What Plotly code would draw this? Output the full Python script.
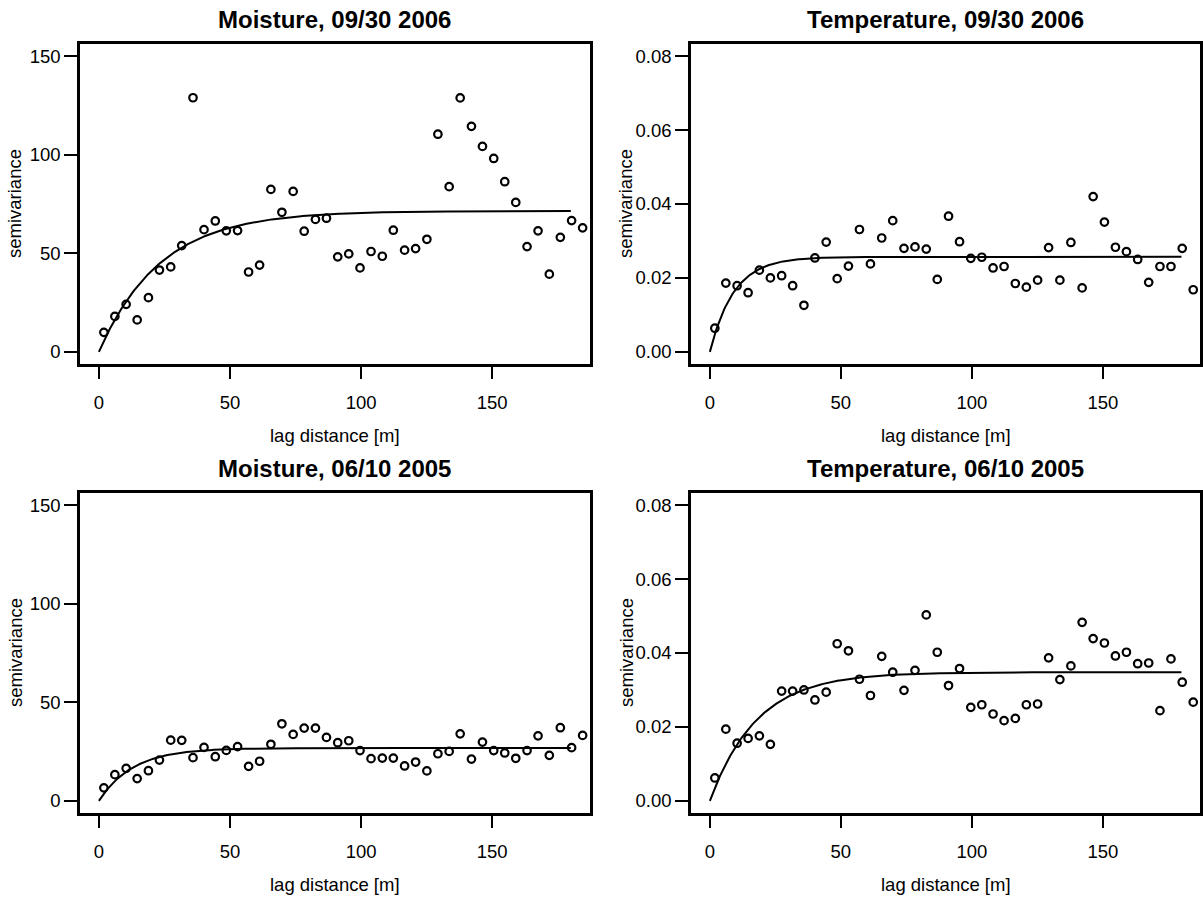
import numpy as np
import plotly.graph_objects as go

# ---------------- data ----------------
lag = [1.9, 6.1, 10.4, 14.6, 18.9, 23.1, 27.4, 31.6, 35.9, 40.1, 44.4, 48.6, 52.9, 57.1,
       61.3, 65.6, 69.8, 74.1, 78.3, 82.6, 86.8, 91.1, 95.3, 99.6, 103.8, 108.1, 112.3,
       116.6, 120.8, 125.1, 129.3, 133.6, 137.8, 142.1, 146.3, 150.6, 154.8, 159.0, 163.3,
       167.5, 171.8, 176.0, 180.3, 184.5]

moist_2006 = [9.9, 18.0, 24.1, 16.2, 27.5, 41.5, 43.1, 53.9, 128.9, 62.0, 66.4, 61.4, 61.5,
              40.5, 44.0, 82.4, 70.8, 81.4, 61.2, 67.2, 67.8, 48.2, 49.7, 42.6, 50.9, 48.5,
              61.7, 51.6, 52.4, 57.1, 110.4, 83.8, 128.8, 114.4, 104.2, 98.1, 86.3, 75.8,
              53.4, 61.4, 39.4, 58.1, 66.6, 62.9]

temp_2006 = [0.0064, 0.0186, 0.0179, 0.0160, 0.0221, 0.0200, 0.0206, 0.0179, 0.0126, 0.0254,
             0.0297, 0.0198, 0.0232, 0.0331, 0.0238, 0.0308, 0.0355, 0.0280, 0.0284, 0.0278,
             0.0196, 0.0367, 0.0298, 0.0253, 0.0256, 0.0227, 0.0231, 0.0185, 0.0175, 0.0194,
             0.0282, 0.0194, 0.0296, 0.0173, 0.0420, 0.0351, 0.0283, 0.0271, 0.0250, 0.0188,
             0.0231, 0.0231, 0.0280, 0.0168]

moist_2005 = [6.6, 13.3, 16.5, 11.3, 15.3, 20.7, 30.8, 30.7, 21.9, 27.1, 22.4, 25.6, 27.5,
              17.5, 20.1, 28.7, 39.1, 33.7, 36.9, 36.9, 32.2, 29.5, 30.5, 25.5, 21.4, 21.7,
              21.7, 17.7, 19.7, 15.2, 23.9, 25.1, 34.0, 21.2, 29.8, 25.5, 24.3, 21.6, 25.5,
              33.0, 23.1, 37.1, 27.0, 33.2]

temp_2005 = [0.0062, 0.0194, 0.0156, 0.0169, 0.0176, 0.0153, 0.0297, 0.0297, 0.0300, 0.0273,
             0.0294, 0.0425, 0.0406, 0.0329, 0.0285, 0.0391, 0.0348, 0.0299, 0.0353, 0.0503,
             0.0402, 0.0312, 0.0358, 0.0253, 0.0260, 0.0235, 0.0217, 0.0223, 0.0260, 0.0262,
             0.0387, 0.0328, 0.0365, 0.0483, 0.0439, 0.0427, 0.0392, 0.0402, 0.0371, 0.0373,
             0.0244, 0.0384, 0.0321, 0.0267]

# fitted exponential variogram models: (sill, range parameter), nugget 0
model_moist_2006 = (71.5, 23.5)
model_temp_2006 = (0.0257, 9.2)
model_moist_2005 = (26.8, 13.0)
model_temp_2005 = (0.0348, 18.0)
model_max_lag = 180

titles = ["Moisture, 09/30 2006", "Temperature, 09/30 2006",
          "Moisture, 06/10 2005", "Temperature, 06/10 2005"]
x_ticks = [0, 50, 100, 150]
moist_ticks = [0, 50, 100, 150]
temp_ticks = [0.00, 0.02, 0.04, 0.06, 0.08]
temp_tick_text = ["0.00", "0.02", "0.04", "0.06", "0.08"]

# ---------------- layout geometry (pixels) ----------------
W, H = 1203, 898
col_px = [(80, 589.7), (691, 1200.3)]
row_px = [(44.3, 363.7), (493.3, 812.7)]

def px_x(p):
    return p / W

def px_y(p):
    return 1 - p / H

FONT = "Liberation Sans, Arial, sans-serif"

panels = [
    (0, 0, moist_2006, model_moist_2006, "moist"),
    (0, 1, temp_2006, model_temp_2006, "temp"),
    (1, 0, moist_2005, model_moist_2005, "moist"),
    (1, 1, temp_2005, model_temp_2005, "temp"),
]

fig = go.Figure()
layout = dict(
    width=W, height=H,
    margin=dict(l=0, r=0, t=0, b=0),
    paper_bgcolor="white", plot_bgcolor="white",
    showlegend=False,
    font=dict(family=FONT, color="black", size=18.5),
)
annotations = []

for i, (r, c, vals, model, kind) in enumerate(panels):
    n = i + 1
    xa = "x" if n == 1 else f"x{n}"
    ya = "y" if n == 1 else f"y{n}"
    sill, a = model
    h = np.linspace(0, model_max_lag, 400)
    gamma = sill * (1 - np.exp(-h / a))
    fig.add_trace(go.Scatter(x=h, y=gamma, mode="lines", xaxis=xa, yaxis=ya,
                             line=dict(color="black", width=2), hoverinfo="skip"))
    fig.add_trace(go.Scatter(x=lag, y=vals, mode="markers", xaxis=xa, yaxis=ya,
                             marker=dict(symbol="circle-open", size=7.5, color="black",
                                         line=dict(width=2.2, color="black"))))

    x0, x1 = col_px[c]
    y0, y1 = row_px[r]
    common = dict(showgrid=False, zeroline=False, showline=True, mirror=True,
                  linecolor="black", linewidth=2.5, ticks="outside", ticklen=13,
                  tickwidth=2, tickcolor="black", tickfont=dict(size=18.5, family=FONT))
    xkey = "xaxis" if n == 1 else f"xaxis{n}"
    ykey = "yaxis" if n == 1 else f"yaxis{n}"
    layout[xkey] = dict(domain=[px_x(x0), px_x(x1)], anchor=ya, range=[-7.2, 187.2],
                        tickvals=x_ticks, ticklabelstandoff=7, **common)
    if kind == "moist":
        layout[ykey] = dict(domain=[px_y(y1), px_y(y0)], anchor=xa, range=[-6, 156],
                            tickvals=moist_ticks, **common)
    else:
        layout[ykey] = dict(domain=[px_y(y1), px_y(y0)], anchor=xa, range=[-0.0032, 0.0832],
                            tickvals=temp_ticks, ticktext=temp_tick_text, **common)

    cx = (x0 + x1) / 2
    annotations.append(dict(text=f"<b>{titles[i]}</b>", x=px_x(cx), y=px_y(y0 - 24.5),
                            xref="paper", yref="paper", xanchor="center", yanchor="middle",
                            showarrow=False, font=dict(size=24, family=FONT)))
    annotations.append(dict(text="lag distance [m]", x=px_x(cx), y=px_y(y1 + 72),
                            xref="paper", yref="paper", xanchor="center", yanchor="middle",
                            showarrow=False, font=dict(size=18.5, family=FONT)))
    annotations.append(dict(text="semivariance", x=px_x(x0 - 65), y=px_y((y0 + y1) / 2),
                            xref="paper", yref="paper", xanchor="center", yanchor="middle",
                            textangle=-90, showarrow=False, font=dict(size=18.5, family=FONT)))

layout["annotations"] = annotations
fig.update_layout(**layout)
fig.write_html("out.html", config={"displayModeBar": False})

_____

__PROBLEM TO SOLVE__.
Pictures are excluded; extract exactly the lines from the start of the data through the line that holds "167.5, 171.8, 176.0, 180.3, 184.5]", both ends included.

__COMPLETE OUTPUT__.
What Plotly code would draw this? Output the full Python script.
import numpy as np
import plotly.graph_objects as go

# ---------------- data ----------------
lag = [1.9, 6.1, 10.4, 14.6, 18.9, 23.1, 27.4, 31.6, 35.9, 40.1, 44.4, 48.6, 52.9, 57.1,
       61.3, 65.6, 69.8, 74.1, 78.3, 82.6, 86.8, 91.1, 95.3, 99.6, 103.8, 108.1, 112.3,
       116.6, 120.8, 125.1, 129.3, 133.6, 137.8, 142.1, 146.3, 150.6, 154.8, 159.0, 163.3,
       167.5, 171.8, 176.0, 180.3, 184.5]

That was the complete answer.